On Friday, the House Health Care and Wellness Committee heard testimony on Jeremy’s Law, a bill that would require doctors to warn patients about the risks of opioid use.

Rep. Gina McCabe, the bill’s prime sponsor, says the bill will help prevent opioid addiction, especially for youth and seniors.

“This bill is simply asking doctors to give patients a choice,” said McCabeR-Goldendale. “If parents or caregivers were explained the risks associated with opioid use and were offered alternatives, I think we would see a decline not only in the amount of opioids prescribed, but the number of deaths caused by overdoses, as well.”
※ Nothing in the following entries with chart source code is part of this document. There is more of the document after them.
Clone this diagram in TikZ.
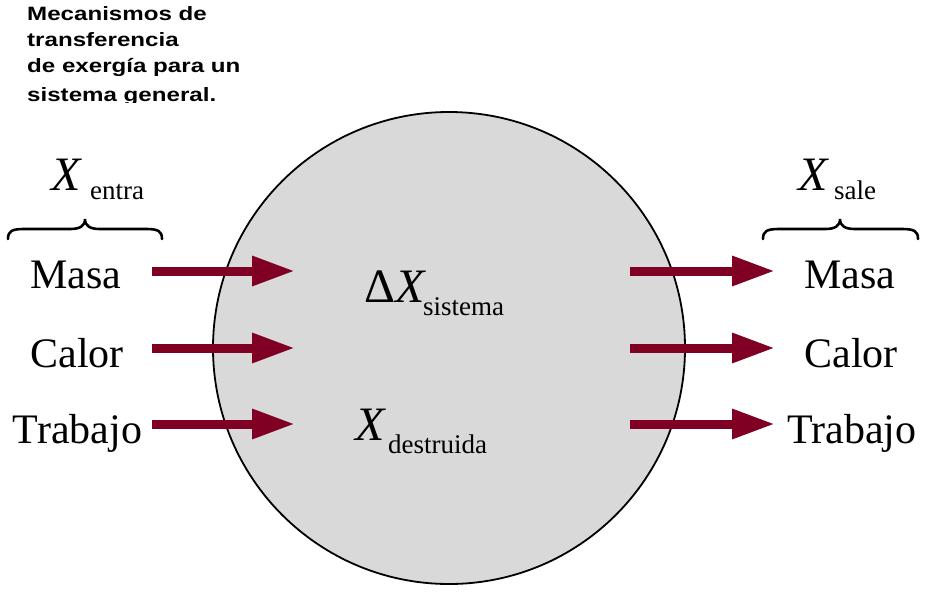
\documentclass[tikz,border=0pt]{standalone}
\usepackage{fontspec}
\setmainfont{Liberation Serif}
\newfontfamily\titlefont[FakeStretch=1.25]{Liberation Sans}
\usetikzlibrary{arrows.meta}
\definecolor{arrowred}{RGB}{128,0,36}
\definecolor{sysgray}{RGB}{217,217,217}
\begin{document}
\begin{tikzpicture}[x=1pt,y=-1pt,
  big/.style={font=\fontsize{42}{42}\selectfont, inner sep=0pt, anchor=base},
  bigx/.style={font=\fontsize{48}{48}\selectfont, inner sep=0pt, anchor=base west},
  sub/.style={font=\fontsize{27}{27}\selectfont, inner sep=0pt, anchor=base west},
  ttl/.style={font=\titlefont\bfseries\fontsize{19.3}{19.3}\selectfont, inner sep=0pt, anchor=base west},
  flow/.style={arrowred, line width=9pt, -{Triangle[length=43pt 0,width=28pt 0]}},
  bracestyle/.style={line width=2.6pt, line cap=round}
]
\useasboundingbox (0,0) rectangle (928,600);
% system
\node[circle, draw, line width=1.8pt, fill=sysgray, minimum size=472pt, inner sep=0pt] (sys) at (449,348) {};
% title
\begin{scope}
\clip (0,0) rectangle (928,102.5);
\node[ttl] (t1) at (27,20.5) {Mecanismos de};
\node[ttl] (t2) at (27,46.5) {transferencia};
\node[ttl] (t3) at (27,72.5) {de exergía para un};
\node[ttl] (t4) at (27,101) {sistema general.};
\end{scope}
% left labels
\node[big] (lm) at (76,288) {Masa};
\node[big] (lc) at (77,367) {Calor};
\node[big] (lt) at (77.5,443) {Trabajo};
% right labels
\node[big] (rm) at (850,288) {Masa};
\node[big] (rc) at (851,367) {Calor};
\node[big] (rt) at (852,443) {Trabajo};
% X entra / sale
\node[bigx] (xe) at (51,190) {\textit{X}};
\node[sub] (xes) at (90,199) {entra};
\node[bigx] (xs) at (798,190) {\textit{X}};
\node[sub] (xss) at (834,199) {sale};
% inside
\node[bigx] (dx) at (364,302) {Δ\textit{X}};
\node[sub] (dxs) at (423,315) {sistema};
\node[bigx] (xd) at (355,440) {\textit{X}};
\node[sub] (xds) at (388,453) {destruida};
% braces
\draw[bracestyle] (8,239) .. controls (8,231) and (12,229) .. (24,229) -- (70,229)
  .. controls (80,229) and (85,226) .. (85,219)
  .. controls (85,226) and (90,229) .. (100,229) -- (146,229)
  .. controls (158,229) and (162,231) .. (162,239);
\draw[bracestyle] (763,239) .. controls (763,231) and (767,229) .. (779,229) -- (825,229)
  .. controls (835,229) and (840,226) .. (840,219)
  .. controls (840,226) and (845,229) .. (855,229) -- (902,229)
  .. controls (914,229) and (918,231) .. (918,239);
% arrows
\coordinate (a1s) at (152,271); \coordinate (a1e) at (295,271);
\coordinate (a2s) at (152,348); \coordinate (a2e) at (295,348);
\coordinate (a3s) at (152,424); \coordinate (a3e) at (295,424);
\coordinate (b1s) at (630,271); \coordinate (b1e) at (775,271);
\coordinate (b2s) at (630,348); \coordinate (b2e) at (775,348);
\coordinate (b3s) at (630,424); \coordinate (b3e) at (775,424);
\draw[flow] (a1s) -- (a1e);
\draw[flow] (a2s) -- (a2e);
\draw[flow] (a3s) -- (a3e);
\draw[flow] (b1s) -- (b1e);
\draw[flow] (b2s) -- (b2e);
\draw[flow] (b3s) -- (b3e);
\end{tikzpicture}
\end{document}
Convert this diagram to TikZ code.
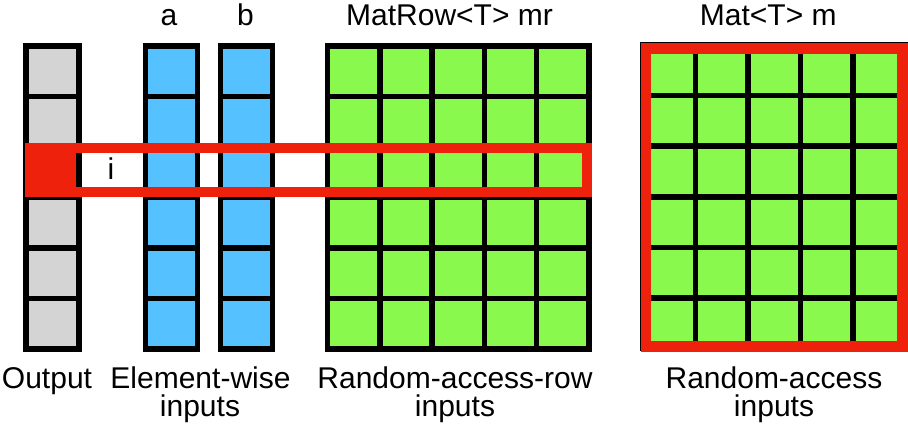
\documentclass[tikz,border=0pt]{standalone}
\usepackage{fontspec}
\setmainfont{Liberation Sans}
\definecolor{cellgray}{HTML}{D4D4D4}
\definecolor{cellblue}{HTML}{56C1FF}
\definecolor{cellgreen}{HTML}{89F94E}
\definecolor{hilite}{HTML}{EE220C}

\begin{document}
\begin{tikzpicture}[x=1pt,y=-1pt,
  cellbox/.style={draw=black,line width=5.5pt},
  hiframe/.style={draw=hilite,line width=10.5pt},
  lbl/.style={inner sep=0pt,anchor=base,font=\fontsize{30}{27}\selectfont}]
\useasboundingbox (0,0) rectangle (908,425);

% output vector, element i highlighted
\foreach \r in {0,...,5}
  \draw[cellbox,fill=cellgray] (26,46+\r*50.5) rectangle (79,46+\r*50.5+50.5);
\fill[hilite] (28,149.5) rectangle (76.5,195);
\foreach \r in {0,...,5}
  \draw[cellbox] (26,46+\r*50.5) rectangle (79,46+\r*50.5+50.5);

% element-wise inputs a and b
\foreach \x in {145.5,220.5}
  \foreach \r in {0,...,5}
    \draw[cellbox,fill=cellblue] (\x,46+\r*50.5) rectangle (\x+52,46+\r*50.5+50.5);

% row-accessed matrix
\foreach \c in {0,...,4}
  \foreach \r in {0,...,5}
    \draw[cellbox,fill=cellgreen] (327.5+\c*52.3,46+\r*50.5) rectangle (327.5+\c*52.3+52.3,46+\r*50.5+50.5);

% fully random-access matrix
\foreach \c in {0,...,4}
  \foreach \r in {0,...,5}
    \draw[cellbox,fill=cellgreen] (643.2+\c*52.5,45+\r*50.6) rectangle (643.2+\c*52.5+52.5,45+\r*50.6+50.6);
\draw[hiframe] (646,48.6) rectangle (902.7,346.5);

% row i across all inputs
\draw[hiframe,line width=10pt] (30,147.7) rectangle (587,192.3);
\node[lbl] (idx) at (111,179.3) {i};

% headings
\node[lbl] (la) at (169,26) {a};
\node[lbl] (lb) at (245.5,26) {b};
\node[lbl] (lmr) at (449.5,26) {MatRow<T> mr};
\node[lbl] (lm) at (768.3,26) {Mat<T> m};

% captions
\node[lbl] (cout) at (47,388) {Output};
\node[lbl] (cew1) at (200.5,388) {Element-wise};
\node[lbl] (cew2) at (200,416) {inputs};
\node[lbl] (crr1) at (455,388) {Random-access-row};
\node[lbl] (crr2) at (455,416) {inputs};
\node[lbl] (cra1) at (774,388) {Random-access};
\node[lbl] (cra2) at (774,416) {inputs};
\end{tikzpicture}
\end{document}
In 2016, 694 people in Washington died due to opioid abuse, and opioid overdoses led to more than 1,400 hospitalizations.

House Bill 2447 would require health care practitioners to discuss dependency and overdose risks as well as provide pain management alternatives to opioids when prescribing opioids for the first time during the course of a patient’s treatment. The Washington State Department of Health would also be required to post a brief warning statement on their website.

The bill’s namesake, Jeremy Wolfe, testified in support of the bill.

“I want to help in any way I can with anybody who’s facing the same problems I went through,” he said.

Wolfe, a former high-school state wrestling champion, was 14 when the doctor first prescribed OxyContin and Vicodin for his knee injury. His addiction to opioids eventually led him to try heroin. He overdosed twice, nearly dying.

Darlene Williamson, Wolfe’s mother, said she would have explored alternative pain management medications had she understood the full risks of taking opioids.

“Had I known when he was young that he would have done what he did, I would have never filled a prescription for him,” she said.

The bill has not yet been scheduled for a vote in the committee.